Texas law recognizes a privilege for "[a]ny communication, oral or written, uttered or published in the due course of a judicial proceeding." Reagan v. Guardian Life Ins. Co., 166 S.W.2d 909, 912 (Tex. 1942) (citations omitted). "This privilege extends to any statement made by the judge, jurors, counsel, parties or witnesses, and attaches to all aspects of the proceedings, including statements made in open court, pre-trial hearings, depositions, affidavits and any of the pleadings or other papers in the case." James v. Brown, 637 S.W.2d 914, 917-18 (Tex. 1982). Texas law allows absolute privilege or immunity for a communication that is related to the litigation. Reagan, 166 S.W.2d at 913. The rule is one of public policy "founded on the theory that the good it accomplishes in protecting the rights of the general public outweighs any wrong or injury which may result to a particular individual." Id.
The allegations in the three counterclaims and the statements made in Intel-Logistics's response to the motion to dismiss make it clear that Intel's allegedly tortious acts were filing the complaint and issuing subpoenas to third-parties in discovery. The statements in the complaint and subpoenas are covered by the litigation privilege under Texas law and cannot form the basis of a claim for tortious interference or business disparagement. Jenevein v. Friedman, 114 S.W.3d 743 (Tex.App.-Dallas 2003, no pet.).
Intel also — and relatedly — argues that Intel-Logistics has failed to allege necessary elements of its counterclaims. The Texas Supreme Court has held that liability for tortious interference with present or prospective contractual relations requires conduct that would be independently tortious. Sturges, 52 S.W.3d at 713. Intel-Logistics has pleaded that Intel committed tortious interference by filing the lawsuit alleging trademark infringement under the Lanham Act. As a matter of law, asserting a statutory claim against Intel-Logistics for trademark infringement cannot amount to an independently tortious or unlawful act that violates a recognized tort duty owed to Intel-Logistics. To the contrary, Texas law recognizes a defense of justification when the allegedly interfering party acts in a "bona fide exercise of a legal right." George v.

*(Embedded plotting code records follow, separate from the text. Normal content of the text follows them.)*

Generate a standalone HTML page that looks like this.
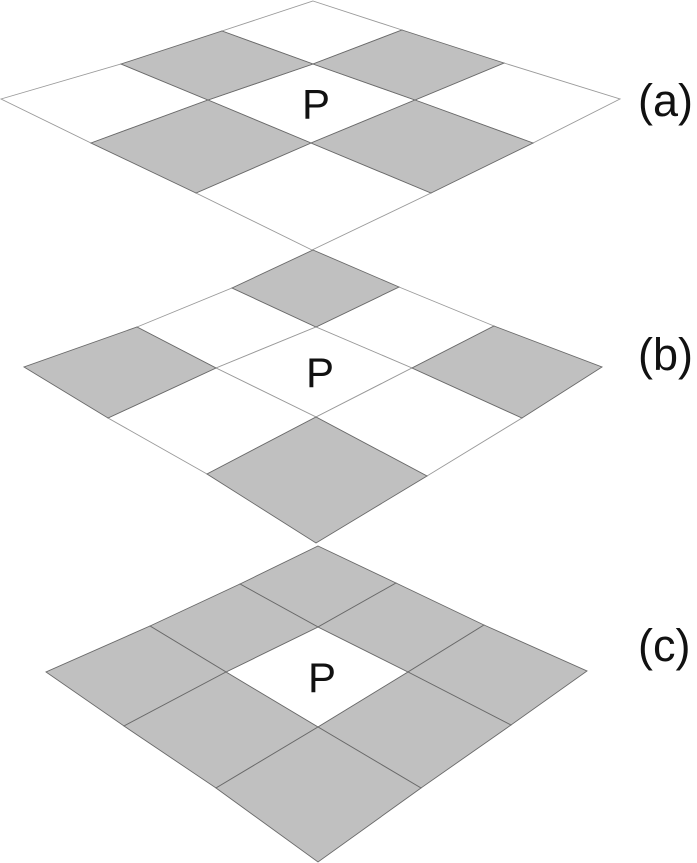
<!DOCTYPE html>
<html><head><meta charset="utf-8"><style>html,body{margin:0;padding:0;background:#fff;width:697px;height:863px;overflow:hidden}svg{display:block}</style></head>
<body>
<svg id="fig" width="697" height="863" viewBox="0 0 697 863" xmlns="http://www.w3.org/2000/svg"></svg>
<script>
// shading patterns per panel (1 = grey, 0 = white), row i along top-left edge, column j along top-right edge
const panelNames = ['a','b','c'];
const shadeA = [[0,1,0],[1,0,1],[0,1,0]];
const shadeB = [[1,0,1],[0,0,0],[1,0,1]];
const shadeC = [[1,1,1],[1,0,1],[1,1,1]];
const shades = [shadeA, shadeB, shadeC];
// grid vertex geometry (4x4 per panel)
const geom = [
 [[[313,1],[402,30],[504,63],[620,99]],[[222,31],[313,64],[415,100],[533,143]],[[121,64],[208,100],[311,143],[431,193]],[[1,99],[91,143],[196,193],[312,250]]],
 [[[313,250],[399,287],[494,326],[602,367]],[[232,288],[316,327],[412,368],[522,418]],[[137,327],[216,368],[316,417],[427,476]],[[24,367],[108,418],[207,474],[316,543]]],
 [[[318,546],[396,583],[484,625],[587,671]],[[240,584],[318,627],[408,672],[511,725]],[[150,626],[226,672],[318,727],[421,788]],[[46,672],[124,726],[216,788],[318,862]]]
];
const labelPos = [[638,116],[638,370],[638,661]];
const svg = document.getElementById('fig');
const NS = 'http://www.w3.org/2000/svg';
shades.forEach((sh, p) => {
  const V = geom[p];
  const g = document.createElementNS(NS,'g');
  
  
  svg.appendChild(g);
  [0,1].forEach(pass => {
    for (let i=0;i<3;i++) for (let j=0;j<3;j++) {
      if (sh[i][j] !== pass) continue;
      const pts = [V[i][j],V[i][j+1],V[i+1][j+1],V[i+1][j]].map(q=>q.join(',')).join(' ');
      const poly = document.createElementNS(NS,'polygon');
      poly.setAttribute('points', pts);
      poly.setAttribute('fill', sh[i][j] ? '#c0c0c0' : '#ffffff');
      poly.setAttribute('stroke', sh[i][j] ? '#6a6a6a' : '#9a9a9a');
      poly.setAttribute('stroke-width', '0.9');
      
      
      g.appendChild(poly);
    }
  });
  const c = V[1][1], d = V[2][2];
  const t = document.createElementNS(NS,'text');
  const cx = (c[0]+d[0])/2 + 4, cy = (c[1]+d[1])/2 + 15;
  t.setAttribute('x', cx);
  t.setAttribute('y', cy);
  t.setAttribute('text-anchor', 'middle');
  t.setAttribute('font-family', 'Liberation Sans, Arial, sans-serif');
  t.setAttribute('font-size', '42');
  t.setAttribute('fill', '#111');
  t.textContent = 'P';
  
  
  g.appendChild(t);
  const l = document.createElementNS(NS,'text');
  l.setAttribute('x', labelPos[p][0]);
  l.setAttribute('y', labelPos[p][1]);
  l.setAttribute('font-family', 'Liberation Sans, Arial, sans-serif');
  l.setAttribute('font-size', '45');
  l.setAttribute('fill', '#111');
  l.textContent = '(' + panelNames[p] + ')';
  
  
  g.appendChild(l);
});
</script>
</body></html>
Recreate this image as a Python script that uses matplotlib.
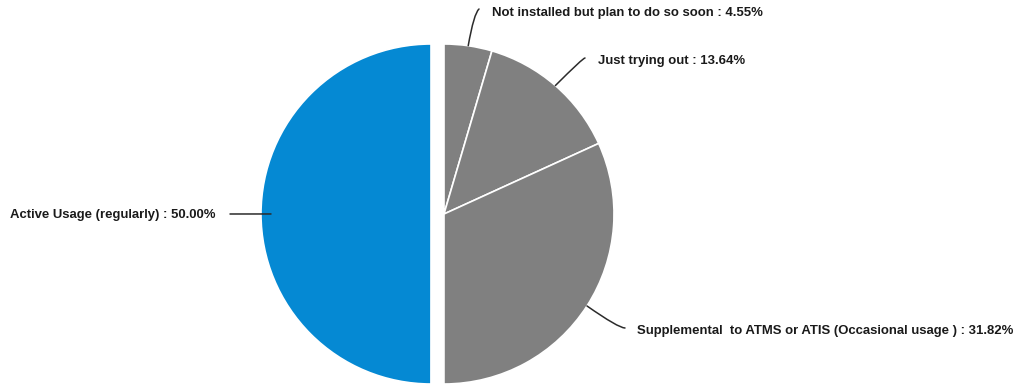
import numpy as np
import matplotlib.pyplot as plt

# usage breakdown, clockwise from 12 o'clock
labels = ["Not installed but plan to do so soon",
          "Just trying out",
          "Supplemental  to ATMS or ATIS (Occasional usage )",
          "Active Usage (regularly)"]
shares = [4.55, 13.64, 31.82, 50.00]
colors = ["#808080", "#808080", "#808080", "#0589D3"]

W, H = 1016, 387
fig = plt.figure(figsize=(W / 100, H / 100), dpi=100)
ax = fig.add_axes([0, 0, 1, 1])

cx, cy, r = 444, H - 214, 170
explode = [0, 0, 0, 13]   # pie offsets in data units (px here)
wedges, _ = ax.pie(shares, colors=colors, startangle=90, counterclock=False,
                   center=(cx, cy), radius=r, explode=explode, frame=True,
                   wedgeprops=dict(edgecolor="white", linewidth=1.2))
ax.set_xlim(0, W)
ax.set_ylim(0, H)
ax.axis("off")

# label text position (left edge) and where the leader line stops, in px from top-left
text_pos = [(492, 13), (598, 61), (637, 331), (10, 215)]
line_end = [(479, 9), (585, 58), (625, 328), (230, 214)]
# leader line directions: at the label end, at the wedge end
conn_ang = [(40, 80), (0, 45), (0, -35), None]

for w, lab, val, tp, le, a in zip(wedges, labels, shares, text_pos, line_end, conn_ang):
    mid = np.deg2rad((w.theta1 + w.theta2) / 2)
    x0, y0 = w.center
    ex = x0 + w.r * np.cos(mid)
    ey = y0 + w.r * np.sin(mid)
    if a is None:
        ex += 10
        conn = "arc3,rad=0"
    else:
        conn = "angle3,angleA=%d,angleB=%d" % a
    ax.annotate("", xy=(ex, ey), xytext=(le[0], H - le[1]),
                arrowprops=dict(arrowstyle="-", color="#2b2b2b", lw=1.1,
                                shrinkA=0, shrinkB=0, connectionstyle=conn))
    ax.text(tp[0], H - tp[1], "%s : %.2f%%" % (lab, val), ha="left", va="center",
            fontsize=9.45, fontweight="bold", family="Liberation Sans", color="#1a1a1a")

fig.savefig("out.png", dpi=100)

Nat'l Ass'n of Letter Carriers, 185 F.3d 380, 392 (5th Cir. 1999).
With respect to the business disparagement counterclaim, Intel-Logistics does not allege that Intel made a false statement in the subpoenas it served during discovery. Instead, Intel-Logistics alleges that merely serving the subpoenas amounted to business disparagement. Such an allegation, as a matter of law, fails to state a claim as to which relief can be granted.
"The court may dismiss a claim when it is clear that the plaintiff can prove no set of facts in support of his claim that would entitle him to relief." Jones v. Greninger, 188 F.3d 322, 324 (5th Cir. 1999). Intel-Logistics's counterclaim allegations and the arguments presented in its response to the motion to dismiss demonstrate no reasonable likelihood that the pleading deficiencies can be cured by amendment. The motion to dismiss the counterclaims is granted, without leave to amend.